• _Information shown_

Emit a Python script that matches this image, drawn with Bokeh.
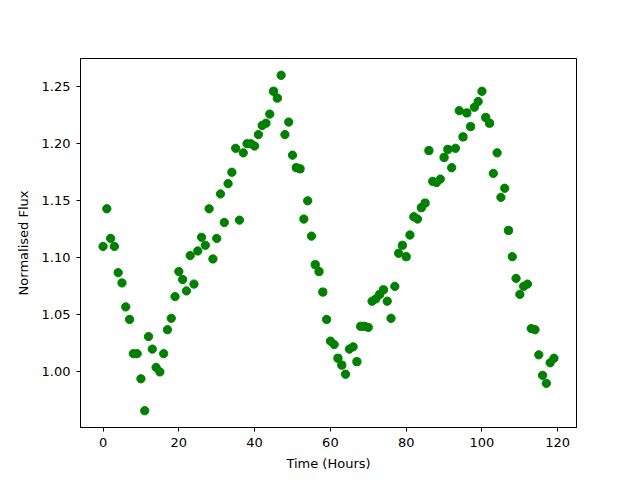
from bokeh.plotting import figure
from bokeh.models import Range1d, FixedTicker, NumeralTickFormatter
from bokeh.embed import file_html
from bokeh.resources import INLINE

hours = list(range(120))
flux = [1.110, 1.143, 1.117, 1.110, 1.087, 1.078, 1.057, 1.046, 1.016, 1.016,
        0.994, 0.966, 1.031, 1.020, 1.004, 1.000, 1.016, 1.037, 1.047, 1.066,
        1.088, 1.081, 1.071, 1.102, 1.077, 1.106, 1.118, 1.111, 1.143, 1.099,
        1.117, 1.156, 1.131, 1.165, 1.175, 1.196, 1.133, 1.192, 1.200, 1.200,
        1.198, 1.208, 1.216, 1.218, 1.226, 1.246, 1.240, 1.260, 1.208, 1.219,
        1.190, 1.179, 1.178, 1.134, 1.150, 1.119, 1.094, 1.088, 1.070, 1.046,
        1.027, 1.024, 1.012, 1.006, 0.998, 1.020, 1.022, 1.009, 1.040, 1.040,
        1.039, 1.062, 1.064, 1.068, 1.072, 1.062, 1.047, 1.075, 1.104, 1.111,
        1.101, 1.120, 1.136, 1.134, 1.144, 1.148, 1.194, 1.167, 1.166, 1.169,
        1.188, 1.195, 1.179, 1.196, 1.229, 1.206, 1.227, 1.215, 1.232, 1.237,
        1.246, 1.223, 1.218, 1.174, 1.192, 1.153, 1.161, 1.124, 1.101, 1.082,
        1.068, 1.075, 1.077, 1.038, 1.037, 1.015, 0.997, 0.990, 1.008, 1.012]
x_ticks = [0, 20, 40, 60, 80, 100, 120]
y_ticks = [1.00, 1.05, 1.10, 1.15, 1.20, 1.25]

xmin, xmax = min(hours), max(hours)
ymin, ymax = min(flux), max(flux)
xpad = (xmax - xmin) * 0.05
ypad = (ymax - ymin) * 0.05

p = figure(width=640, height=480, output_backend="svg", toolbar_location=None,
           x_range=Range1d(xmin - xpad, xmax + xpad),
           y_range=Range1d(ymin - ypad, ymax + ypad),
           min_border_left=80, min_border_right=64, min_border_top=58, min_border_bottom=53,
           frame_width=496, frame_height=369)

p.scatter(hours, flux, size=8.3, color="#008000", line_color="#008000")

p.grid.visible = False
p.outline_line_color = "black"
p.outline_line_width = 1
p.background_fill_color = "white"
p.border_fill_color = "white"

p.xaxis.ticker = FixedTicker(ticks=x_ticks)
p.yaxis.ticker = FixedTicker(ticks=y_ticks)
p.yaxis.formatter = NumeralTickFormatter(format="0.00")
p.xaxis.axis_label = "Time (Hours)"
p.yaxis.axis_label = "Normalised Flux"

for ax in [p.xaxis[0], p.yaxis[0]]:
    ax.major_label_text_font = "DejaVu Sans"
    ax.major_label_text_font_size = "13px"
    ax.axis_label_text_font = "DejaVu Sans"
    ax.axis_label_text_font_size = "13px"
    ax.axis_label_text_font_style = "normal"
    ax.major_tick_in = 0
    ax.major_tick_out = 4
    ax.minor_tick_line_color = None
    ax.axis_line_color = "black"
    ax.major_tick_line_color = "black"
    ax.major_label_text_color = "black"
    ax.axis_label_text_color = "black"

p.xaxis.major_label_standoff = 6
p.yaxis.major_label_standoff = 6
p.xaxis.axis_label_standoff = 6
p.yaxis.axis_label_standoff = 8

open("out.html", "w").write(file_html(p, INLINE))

• _Written task_
Leave out the pictures and repeat exactly the lines from the start of the material through the line that contains "ypad = (ymax - ymin) * 0.05", both included.

• _Completed task_
Emit a Python script that matches this image, drawn with Bokeh.
from bokeh.plotting import figure
from bokeh.models import Range1d, FixedTicker, NumeralTickFormatter
from bokeh.embed import file_html
from bokeh.resources import INLINE

hours = list(range(120))
flux = [1.110, 1.143, 1.117, 1.110, 1.087, 1.078, 1.057, 1.046, 1.016, 1.016,
        0.994, 0.966, 1.031, 1.020, 1.004, 1.000, 1.016, 1.037, 1.047, 1.066,
        1.088, 1.081, 1.071, 1.102, 1.077, 1.106, 1.118, 1.111, 1.143, 1.099,
        1.117, 1.156, 1.131, 1.165, 1.175, 1.196, 1.133, 1.192, 1.200, 1.200,
        1.198, 1.208, 1.216, 1.218, 1.226, 1.246, 1.240, 1.260, 1.208, 1.219,
        1.190, 1.179, 1.178, 1.134, 1.150, 1.119, 1.094, 1.088, 1.070, 1.046,
        1.027, 1.024, 1.012, 1.006, 0.998, 1.020, 1.022, 1.009, 1.040, 1.040,
        1.039, 1.062, 1.064, 1.068, 1.072, 1.062, 1.047, 1.075, 1.104, 1.111,
        1.101, 1.120, 1.136, 1.134, 1.144, 1.148, 1.194, 1.167, 1.166, 1.169,
        1.188, 1.195, 1.179, 1.196, 1.229, 1.206, 1.227, 1.215, 1.232, 1.237,
        1.246, 1.223, 1.218, 1.174, 1.192, 1.153, 1.161, 1.124, 1.101, 1.082,
        1.068, 1.075, 1.077, 1.038, 1.037, 1.015, 0.997, 0.990, 1.008, 1.012]
x_ticks = [0, 20, 40, 60, 80, 100, 120]
y_ticks = [1.00, 1.05, 1.10, 1.15, 1.20, 1.25]

xmin, xmax = min(hours), max(hours)
ymin, ymax = min(flux), max(flux)
xpad = (xmax - xmin) * 0.05
ypad = (ymax - ymin) * 0.05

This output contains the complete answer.